Essa é a potência do turismo étnico-afro em territórios quilombolas: ele não nos torna apenas espectadores, mas participantes de um processo de resgate, valorização e perpetuação de culturas ancestrais. Ele nos devolve a nós mesmos. Nos reconecta com raízes que muitas vezes foram apagadas pela violência do racismo estrutural e pela narrativa única do colonizador.
Como planejar sua experiência em Quilombos
Se você ficou interessado em vivenciar o turismo étnico-afro em quilombos, algumas dicas importantes:
Pesquise comunidades que recebem visitantes: Nem todos os quilombos têm estrutura para turismo ou desejam receber visitantes. Respeite essa escolha e a autonomia das comunidades.
Entre em contato direto: Sempre que possível, converse diretamente com lideranças da comunidade para agendar sua visita. Isso garante que o benefício financeiro chegue até elas.
Vá com mente aberta: Essa não é uma experiência de consumo rápido, mas de aprendizado, escuta e troca genuína.
Respeite as regras locais: Cada comunidade tem suas próprias normas, tradições e espaços sagrados. Siga-as com atenção e respeito.
Valorize os produtos locais: Compre artesanato, alimentos e outros produtos oferecidos pela comunidade. Isso garante renda direta para as famílias.
Dê preferência a guias e agências negras: No caso de roteiros de turismo étnico-afro, é fundamental escutarmos a história a partir da perspectiva de profissionais e guias negros que se conectam com aquela cultura e ancestralidade.
Considere um seguro viagem: Mesmo em viagens nacionais, imprevistos podem acontecer. Um seguro viagem garante assistência médica e outros suportes caso você precise durante sua experiência.

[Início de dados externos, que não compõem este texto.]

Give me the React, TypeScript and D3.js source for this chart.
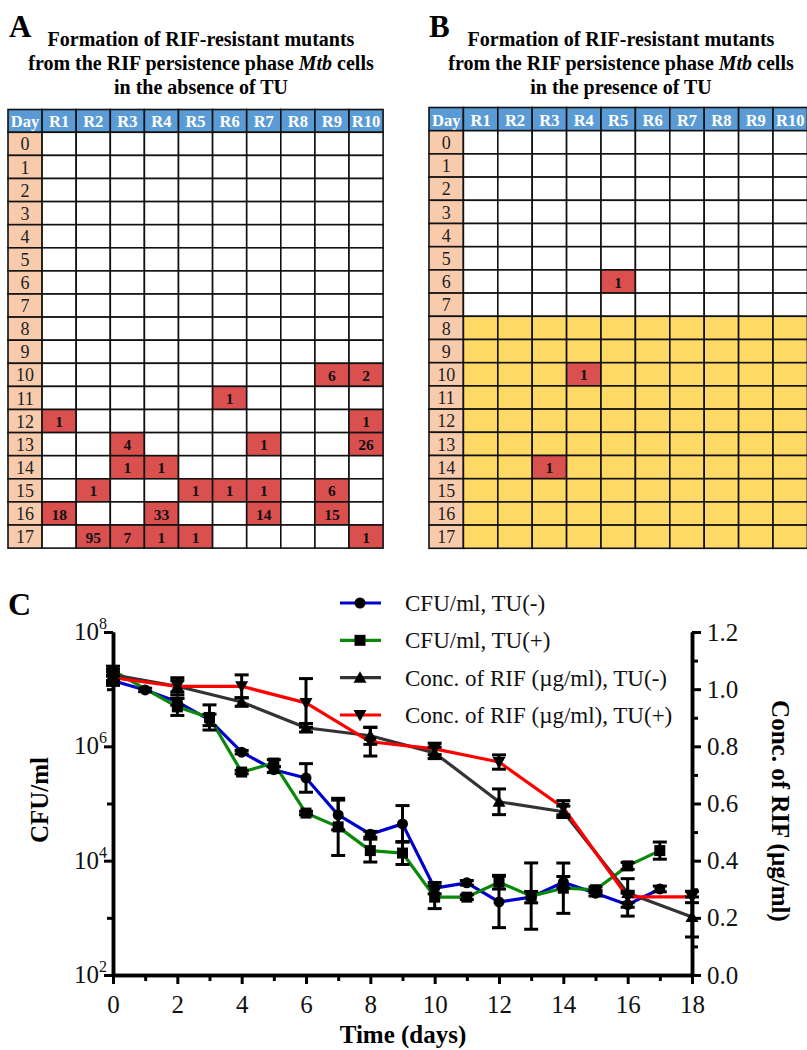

Turismo que transforma e reconecta
Saí de Bom Jardim com o coração cheio, a alma alimentada e uma certeza profunda: experiências como essa não deveriam ser raras, mas sim parte da nossa forma de nos relacionar com o mundo. O turismo étnico-afro nos ensina que viajar pode ser muito mais do que conhecer lugares novos, pode ser um ato de cura coletiva, de resgate de memórias apagadas, de valorização de vidas e saberes historicamente subalternizados.
Durante séculos, a história do povo negro no Brasil foi contada apenas pela perspectiva do colonizador. Os quilombos foram retratados como lugares de fuga e esconderijo, quando na verdade sempre foram, e continuam sendo, espaços de organização política, resistência cultural e reconstrução de identidades. São territórios onde o conhecimento ancestral é preservado, onde crianças aprendem com seus mais velhos, onde a memória pulsa viva em cada cantiga, em cada prato de comida, em cada história compartilhada.
Quando escolhemos visitar quilombos através do turismo de base comunitária, estamos fazendo uma escolha política. Estamos dizendo que queremos conhecer o Brasil a partir de quem o construiu, e não apenas daqueles que o colonizaram. Estamos optando por experiências que geram renda direta para quem mais precisa, que fortalecem identidades, que combatem o apagamento cultural. Estamos construindo pontes onde antes só havia muros.
Completar 28 anos em um sábado, cercada de mulheres quilombolas, aprendendo sobre ancestralidade e resistência, foi um dos maiores presentes que a vida poderia me dar. Essa experiência quilombola me mostrou que o turismo étnico-afro não é apenas uma modalidade de turismo, é uma forma de reconexão com nossas raízes, nossas histórias e nossa humanidade.